Required task
Reproduce the data below in full and exclude every picture.

Information provided
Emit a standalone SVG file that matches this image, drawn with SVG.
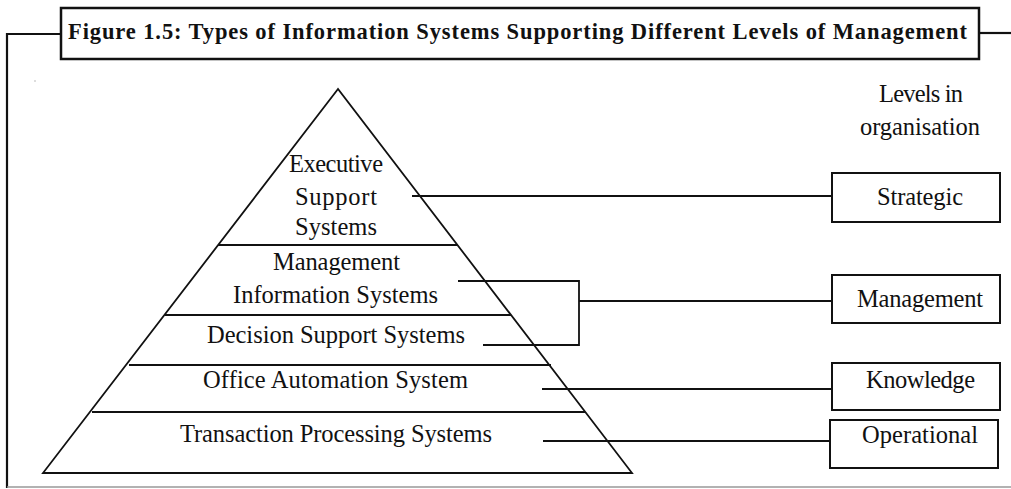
<svg xmlns="http://www.w3.org/2000/svg" width="1011" height="489" viewBox="0 0 1011 489">
<style>
.t{font-family:"Liberation Serif","Times New Roman",serif;font-size:24.5px;fill:#111}
.tb{font-family:"Liberation Serif","Times New Roman",serif;font-size:22.5px;font-weight:bold;fill:#111}
.ln{stroke:#111;stroke-width:1.8;fill:none}
.box{stroke:#111;stroke-width:2;fill:#fff}
.frame{stroke:#111;stroke-width:2.2;fill:none}
</style>
<rect width="1011" height="489" fill="#fff"/>
<g id="frame">
<polyline class="frame" points="61,34 7,34 7,488"/>
<line class="frame" x1="979" y1="33" x2="1011" y2="33"/>
<line x1="7" y1="487" x2="1011" y2="487" stroke="#999" stroke-width="1.5"/>
<rect x="34.5" y="80.5" width="1" height="1" fill="#777"/>
</g>
<g id="title">
<rect x="61" y="8" width="918" height="51" fill="#fff" stroke="#111" stroke-width="2.5"/>
<text class="tb" x="68" y="39" textLength="899" lengthAdjust="spacing">Figure 1.5: Types of Information Systems Supporting Different Levels of Management</text>
</g>
<g id="pyramid">
<polygon class="ln" points="338,89 43,473 632,473"/>
<line class="ln" x1="218" y1="245" x2="458" y2="245"/>
<line class="ln" x1="165" y1="315" x2="511" y2="315"/>
<line class="ln" x1="129" y1="365" x2="551" y2="365"/>
<line class="ln" x1="92" y1="412" x2="585" y2="412"/>
</g>
<g id="ess">
<text class="t" x="289" y="172" textLength="94" lengthAdjust="spacing">Executive</text>
<text class="t" x="295" y="205" textLength="82" lengthAdjust="spacing">Support</text>
<text class="t" x="295" y="235" textLength="82" lengthAdjust="spacing">Systems</text>
</g>
<g id="mis">
<text class="t" x="273" y="270" textLength="127" lengthAdjust="spacing">Management</text>
<text class="t" x="233" y="303" textLength="205" lengthAdjust="spacing">Information Systems</text>
</g>
<g id="dss">
<text class="t" x="207" y="343" textLength="258" lengthAdjust="spacing">Decision Support Systems</text>
</g>
<g id="oas">
<text class="t" x="203" y="388" textLength="265" lengthAdjust="spacing">Office Automation System</text>
</g>
<g id="tps">
<text class="t" x="180" y="442" textLength="312" lengthAdjust="spacing">Transaction Processing Systems</text>
</g>
<g id="levels-heading">
<text class="t" x="879" y="102" textLength="84" lengthAdjust="spacing">Levels in</text>
<text class="t" x="860" y="135" textLength="120" lengthAdjust="spacing">organisation</text>
</g>
<g id="strategic">
<rect class="box" x="832" y="173" width="168" height="49"/>
<text class="t" x="877" y="205" textLength="86" lengthAdjust="spacing">Strategic</text>
</g>
<g id="management">
<rect class="box" x="832" y="275" width="168" height="48"/>
<text class="t" x="857" y="307" textLength="126" lengthAdjust="spacing">Management</text>
</g>
<g id="knowledge">
<rect class="box" x="832" y="363" width="168" height="47"/>
<text class="t" x="866" y="388" textLength="109" lengthAdjust="spacing">Knowledge</text>
</g>
<g id="operational">
<rect class="box" x="830" y="420" width="168" height="48"/>
<text class="t" x="862" y="443" textLength="116" lengthAdjust="spacing">Operational</text>
</g>
<g id="connectors">
<line class="ln" x1="412" y1="196" x2="832" y2="196"/>
<polyline class="ln" points="458,281 579,281 579,345 483,345"/>
<line class="ln" x1="579" y1="301" x2="832" y2="301"/>
<line class="ln" x1="542" y1="389" x2="832" y2="389"/>
<line class="ln" x1="543" y1="441" x2="830" y2="441"/>
</g>
</svg>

Right answer
Emit a standalone SVG file that matches this image, drawn with SVG.
<svg xmlns="http://www.w3.org/2000/svg" width="1011" height="489" viewBox="0 0 1011 489">
<style>
.t{font-family:"Liberation Serif","Times New Roman",serif;font-size:24.5px;fill:#111}
.tb{font-family:"Liberation Serif","Times New Roman",serif;font-size:22.5px;font-weight:bold;fill:#111}
.ln{stroke:#111;stroke-width:1.8;fill:none}
.box{stroke:#111;stroke-width:2;fill:#fff}
.frame{stroke:#111;stroke-width:2.2;fill:none}
</style>
<rect width="1011" height="489" fill="#fff"/>
<g id="frame">
<polyline class="frame" points="61,34 7,34 7,488"/>
<line class="frame" x1="979" y1="33" x2="1011" y2="33"/>
<line x1="7" y1="487" x2="1011" y2="487" stroke="#999" stroke-width="1.5"/>
<rect x="34.5" y="80.5" width="1" height="1" fill="#777"/>
</g>
<g id="title">
<rect x="61" y="8" width="918" height="51" fill="#fff" stroke="#111" stroke-width="2.5"/>
<text class="tb" x="68" y="39" textLength="899" lengthAdjust="spacing">Figure 1.5: Types of Information Systems Supporting Different Levels of Management</text>
</g>
<g id="pyramid">
<polygon class="ln" points="338,89 43,473 632,473"/>
<line class="ln" x1="218" y1="245" x2="458" y2="245"/>
<line class="ln" x1="165" y1="315" x2="511" y2="315"/>
<line class="ln" x1="129" y1="365" x2="551" y2="365"/>
<line class="ln" x1="92" y1="412" x2="585" y2="412"/>
</g>
<g id="ess">
<text class="t" x="289" y="172" textLength="94" lengthAdjust="spacing">Executive</text>
<text class="t" x="295" y="205" textLength="82" lengthAdjust="spacing">Support</text>
<text class="t" x="295" y="235" textLength="82" lengthAdjust="spacing">Systems</text>
</g>
<g id="mis">
<text class="t" x="273" y="270" textLength="127" lengthAdjust="spacing">Management</text>
<text class="t" x="233" y="303" textLength="205" lengthAdjust="spacing">Information Systems</text>
</g>
<g id="dss">
<text class="t" x="207" y="343" textLength="258" lengthAdjust="spacing">Decision Support Systems</text>
</g>
<g id="oas">
<text class="t" x="203" y="388" textLength="265" lengthAdjust="spacing">Office Automation System</text>
</g>
<g id="tps">
<text class="t" x="180" y="442" textLength="312" lengthAdjust="spacing">Transaction Processing Systems</text>
</g>
<g id="levels-heading">
<text class="t" x="879" y="102" textLength="84" lengthAdjust="spacing">Levels in</text>
<text class="t" x="860" y="135" textLength="120" lengthAdjust="spacing">organisation</text>
</g>
<g id="strategic">
<rect class="box" x="832" y="173" width="168" height="49"/>
<text class="t" x="877" y="205" textLength="86" lengthAdjust="spacing">Strategic</text>
</g>
<g id="management">
<rect class="box" x="832" y="275" width="168" height="48"/>
<text class="t" x="857" y="307" textLength="126" lengthAdjust="spacing">Management</text>
</g>
<g id="knowledge">
<rect class="box" x="832" y="363" width="168" height="47"/>
<text class="t" x="866" y="388" textLength="109" lengthAdjust="spacing">Knowledge</text>
</g>
<g id="operational">
<rect class="box" x="830" y="420" width="168" height="48"/>
<text class="t" x="862" y="443" textLength="116" lengthAdjust="spacing">Operational</text>
</g>
<g id="connectors">
<line class="ln" x1="412" y1="196" x2="832" y2="196"/>
<polyline class="ln" points="458,281 579,281 579,345 483,345"/>
<line class="ln" x1="579" y1="301" x2="832" y2="301"/>
<line class="ln" x1="542" y1="389" x2="832" y2="389"/>
<line class="ln" x1="543" y1="441" x2="830" y2="441"/>
</g>
</svg>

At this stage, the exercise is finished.